November 6, 1958, after buying the roadster from Haeger, Roland went to San Francisco with HMS Älvsnabben. During his stay in San Francisco he bought two chromed air-cleaners and a set of Moon discs for his roadster project. He returned to Sweden April 4, 1959. After returning from the trip, Roland drove the car around for a while in the same configuration as it looked before he left Sweden. It didn't take long though before the front fenders and running-boards were gone, and photos taken during the summer of 1959 shows Roland's roadster without front fenders and running-boards with bobbed rear fenders. Later on the same summer, motorcycle-type fenders made from 1936 Ford spare-tire rings were installed up front. After enjoying the summer in the roadster, Roland tore the car down In the autumn of 1959. His plan was to turn it into a fully channeled roadster like the ones he had seen in Hot Rod Magazine. After lifting the body off the frame, Roland cut out the floor and dropped the body 8 inches over the frame.The gas tank was placed in the trunk, and a rolled-rear pan was installed where the tank used to be. The exhaust was routed through the new rolled pan and the bobbed rear-fenders were molded to the body. The license-plate was recessed and a pair of 1954 Ford taillights installed. The windshield was chopped about the height of a matchstick-box. Inside, Roland installed a 1954 Ford steering wheel along with a set of 1946 Mercury gauges. The build was completed during the spring of 1960, and Roland had now entered the history books with one of the first, if not THE first channeled hot rod of Sweden.

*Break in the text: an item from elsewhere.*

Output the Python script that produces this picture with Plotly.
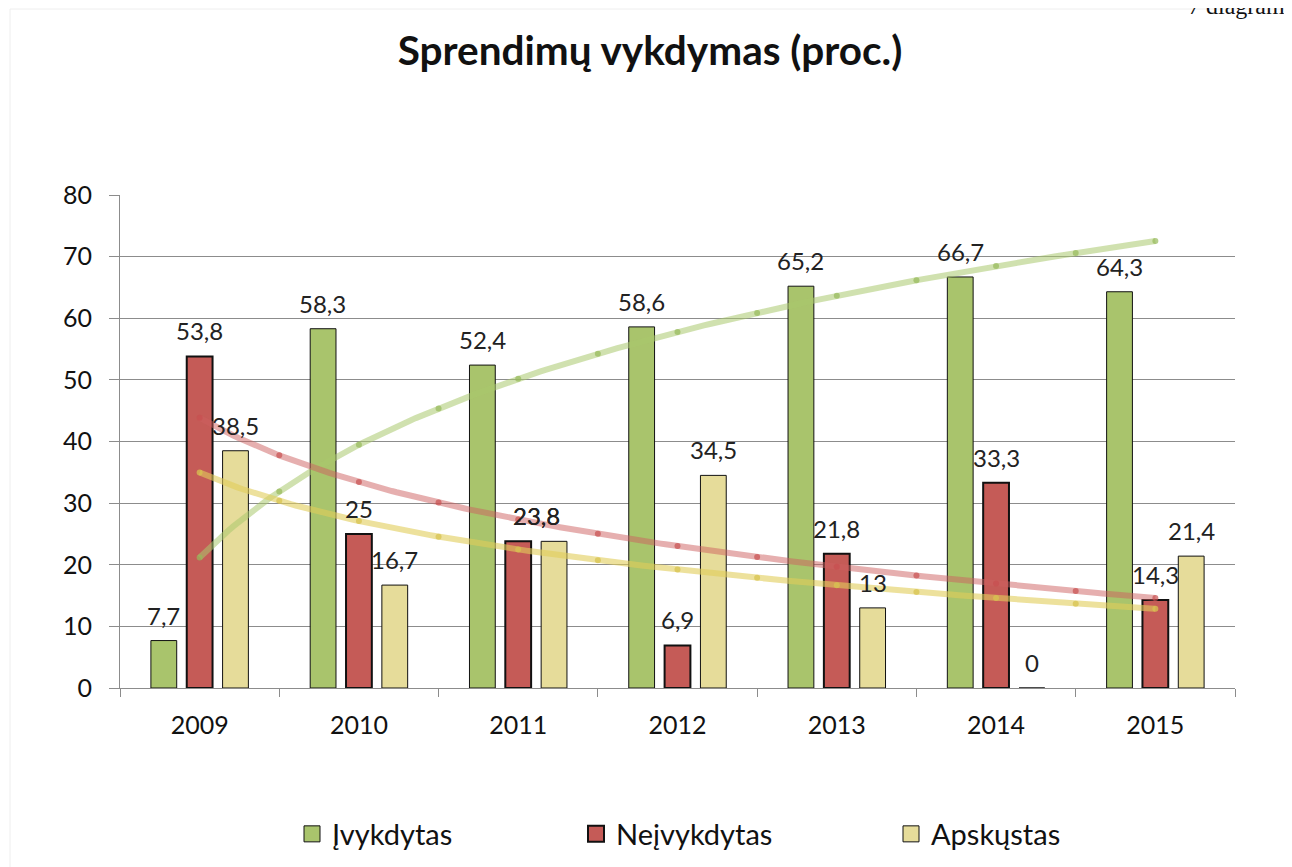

In 1964 Roland sold the roadster to Hans-Erik Larsson of Stockholm, Sweden. In 1965 Larrson brought the roadster to Skellefteå, Sweden in order to attend Guldruschen. He left the car in Skellefteå, stored away in a warm garage at his grandparents place. In 1978 Leif Hultdin of Skellefteå, Sweden saw a photo of the old Swedish hot rod. He contacted Hans-Erik Larsson who still owned the car, and asked if he wanted to sell it. The car was still stored away in Skellefteå, and Larsson refused to sell it. he told Hultdin that he was going to give it to his son. Hultdin couldn't get the car out of his head, and called Larsson about twice a year asking about the car. They became friends, and in 1996 Larsson called Hultdin and asked if he was still interested in the old car. It turned out that his son had other interests. Larsson didn't have to ask Hultdin twice, and in 1996 Leif became the proud owner of one of the first Swedish hot rods. He picked it up May 27, 1996. July 16, the same year, after replacing the brakes, tires and a rod-bearing, the old roadster passed inspection and was again graced with a set of Swedish license plates. Leif replaced the red wire-wheels with the 1947 Ford steel wheels that came with the car. He did also replace Roland's Moon discs with a set of 1947 Ford hubcaps. In 1998, the old engine needed a rebuild, so Leif had Roland's old friend Lennart Djurberg build a new engine for the roadster. The new engine, based on a 1936 Ford block, was fit with Eddie Meyer heads and intake, bigger valves and an Iskenderian camshaft. The old Scintilla magneto distributor was kept. In 2011, Leif's roadster was featured on the cover of Gasoline Magazine September/Oktober 2011. By then, the car rolled on 5.50x16 whitewall-tires up front, and 6.00x16 whitewall tires in the rear.